╭──

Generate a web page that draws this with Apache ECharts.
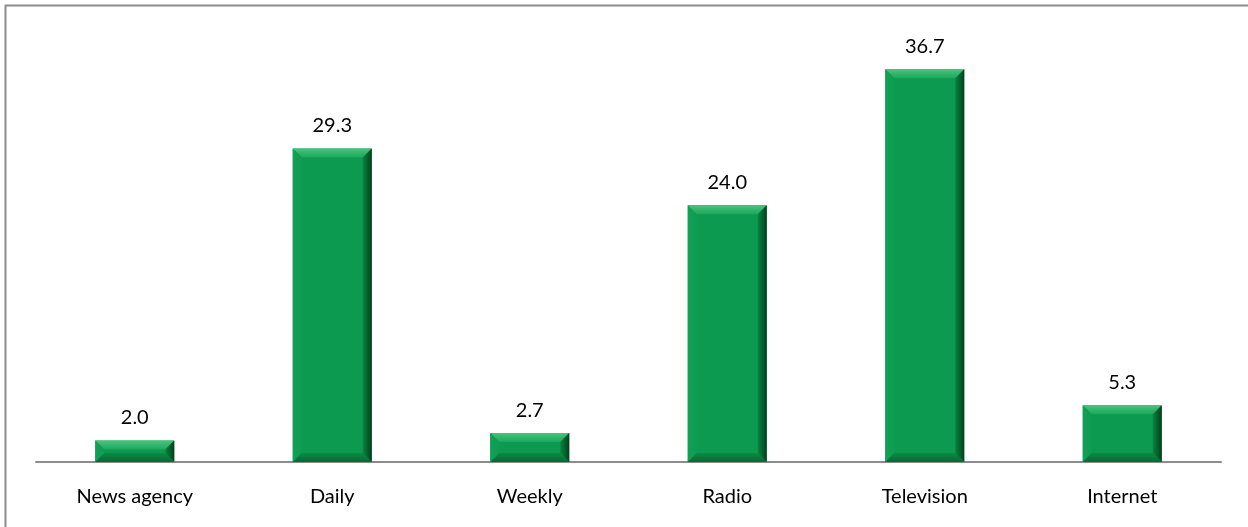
<!DOCTYPE html>
<html><head><meta charset="utf-8">
<script src="https://cdn.jsdelivr.net/npm/echarts@6/dist/echarts.min.js"></script>
<style>html,body{margin:0;padding:0;background:#fff}#c{width:1248px;height:527px}</style>
</head><body><div id="c"></div>
<script>
const categories = ['News agency','Daily','Weekly','Radio','Television','Internet'];
const values = [2.0, 29.3, 2.7, 24.0, 36.7, 5.3];

const chart = echarts.init(document.getElementById('c'));
const FONT = 'Lato';
function renderBar(params, api) {
  const x = api.value(0), v = api.value(1);
  const top = api.coord([x, v]);
  const base = api.coord([x, 0]);
  const bw = api.size([1, 0])[0] * 0.4;
  const l = top[0] - bw / 2, r = top[0] + bw / 2, t = top[1], b = base[1];
  const h = b - t;
  const bev = Math.min(9, h / 2);
  const main = '#0B9A4F';
  return {
    type: 'group',
    children: [
      { type: 'rect', shape: { x: l, y: t, width: bw, height: h }, style: { fill: main } },
      { type: 'polygon', shape: { points: [[l, t], [r, t], [r - bev, t + bev], [l + bev, t + bev]] },
        style: { fill: { type: 'linear', x: 0, y: 0, x2: 0, y2: 1, colorStops: [{ offset: 0, color: '#4cc27f' }, { offset: 1, color: '#1aa85c' }] } } },
      { type: 'polygon', shape: { points: [[l, t], [l + bev, t + bev], [l + bev, b - bev], [l, b]] },
        style: { fill: { type: 'linear', x: 0, y: 0, x2: 1, y2: 0, colorStops: [{ offset: 0, color: '#12a055' }, { offset: 1, color: '#0d9c51' }] } } },
      { type: 'polygon', shape: { points: [[r, t], [r, b], [r - bev, b - bev], [r - bev, t + bev]] },
        style: { fill: { type: 'linear', x: 0, y: 0, x2: 1, y2: 0, colorStops: [{ offset: 0, color: '#08843f' }, { offset: 1, color: '#02401c' }] } } },
      { type: 'polygon', shape: { points: [[l, b], [r, b], [r - bev, b - bev], [l + bev, b - bev]] },
        style: { fill: { type: 'linear', x: 0, y: 0, x2: 0, y2: 1, colorStops: [{ offset: 0, color: '#0a8a45' }, { offset: 1, color: '#066a33' }] } } },
      { type: 'text', x: top[0], y: t - 13,
        style: { text: v.toFixed(1), fill: '#000', font: '20px ' + FONT, textAlign: 'center', textVerticalAlign: 'bottom' } }
    ]
  };
}
chart.setOption({
  animation: false,
  grid: { left: 36, right: 27, top: 34, bottom: 65, containLabel: false },
  xAxis: {
    type: 'category', data: categories,
    axisLine: { lineStyle: { color: '#8c8c8c', width: 2 } },
    axisTick: { show: false },
    axisLabel: { color: '#000', fontFamily: FONT, fontSize: 20, margin: 25 }
  },
  yAxis: { type: 'value', min: 0, max: 40, show: false, splitLine: { show: false } },
  series: [{
    type: 'custom', renderItem: renderBar,
    data: values.map((v, i) => [i, v]),
    encode: { x: 0, y: 1 }
  }],
  graphic: [
    { type: 'line', shape: { x1: 5, y1: 5.5, x2: 1248, y2: 5.5 }, style: { stroke: '#8c8c8c', lineWidth: 2 } },
    { type: 'line', shape: { x1: 5.5, y1: 5, x2: 5.5, y2: 527 }, style: { stroke: '#8c8c8c', lineWidth: 2 } }
  ]
});
</script></body></html>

╰──

■ **What you are asked to do**
Drop the images and repeat the data exactly.

■ **Answer**
Generate a web page that draws this with Apache ECharts.
<!DOCTYPE html>
<html><head><meta charset="utf-8">
<script src="https://cdn.jsdelivr.net/npm/echarts@6/dist/echarts.min.js"></script>
<style>html,body{margin:0;padding:0;background:#fff}#c{width:1248px;height:527px}</style>
</head><body><div id="c"></div>
<script>
const categories = ['News agency','Daily','Weekly','Radio','Television','Internet'];
const values = [2.0, 29.3, 2.7, 24.0, 36.7, 5.3];

const chart = echarts.init(document.getElementById('c'));
const FONT = 'Lato';
function renderBar(params, api) {
  const x = api.value(0), v = api.value(1);
  const top = api.coord([x, v]);
  const base = api.coord([x, 0]);
  const bw = api.size([1, 0])[0] * 0.4;
  const l = top[0] - bw / 2, r = top[0] + bw / 2, t = top[1], b = base[1];
  const h = b - t;
  const bev = Math.min(9, h / 2);
  const main = '#0B9A4F';
  return {
    type: 'group',
    children: [
      { type: 'rect', shape: { x: l, y: t, width: bw, height: h }, style: { fill: main } },
      { type: 'polygon', shape: { points: [[l, t], [r, t], [r - bev, t + bev], [l + bev, t + bev]] },
        style: { fill: { type: 'linear', x: 0, y: 0, x2: 0, y2: 1, colorStops: [{ offset: 0, color: '#4cc27f' }, { offset: 1, color: '#1aa85c' }] } } },
      { type: 'polygon', shape: { points: [[l, t], [l + bev, t + bev], [l + bev, b - bev], [l, b]] },
        style: { fill: { type: 'linear', x: 0, y: 0, x2: 1, y2: 0, colorStops: [{ offset: 0, color: '#12a055' }, { offset: 1, color: '#0d9c51' }] } } },
      { type: 'polygon', shape: { points: [[r, t], [r, b], [r - bev, b - bev], [r - bev, t + bev]] },
        style: { fill: { type: 'linear', x: 0, y: 0, x2: 1, y2: 0, colorStops: [{ offset: 0, color: '#08843f' }, { offset: 1, color: '#02401c' }] } } },
      { type: 'polygon', shape: { points: [[l, b], [r, b], [r - bev, b - bev], [l + bev, b - bev]] },
        style: { fill: { type: 'linear', x: 0, y: 0, x2: 0, y2: 1, colorStops: [{ offset: 0, color: '#0a8a45' }, { offset: 1, color: '#066a33' }] } } },
      { type: 'text', x: top[0], y: t - 13,
        style: { text: v.toFixed(1), fill: '#000', font: '20px ' + FONT, textAlign: 'center', textVerticalAlign: 'bottom' } }
    ]
  };
}
chart.setOption({
  animation: false,
  grid: { left: 36, right: 27, top: 34, bottom: 65, containLabel: false },
  xAxis: {
    type: 'category', data: categories,
    axisLine: { lineStyle: { color: '#8c8c8c', width: 2 } },
    axisTick: { show: false },
    axisLabel: { color: '#000', fontFamily: FONT, fontSize: 20, margin: 25 }
  },
  yAxis: { type: 'value', min: 0, max: 40, show: false, splitLine: { show: false } },
  series: [{
    type: 'custom', renderItem: renderBar,
    data: values.map((v, i) => [i, v]),
    encode: { x: 0, y: 1 }
  }],
  graphic: [
    { type: 'line', shape: { x1: 5, y1: 5.5, x2: 1248, y2: 5.5 }, style: { stroke: '#8c8c8c', lineWidth: 2 } },
    { type: 'line', shape: { x1: 5.5, y1: 5, x2: 5.5, y2: 527 }, style: { stroke: '#8c8c8c', lineWidth: 2 } }
  ]
});
</script></body></html>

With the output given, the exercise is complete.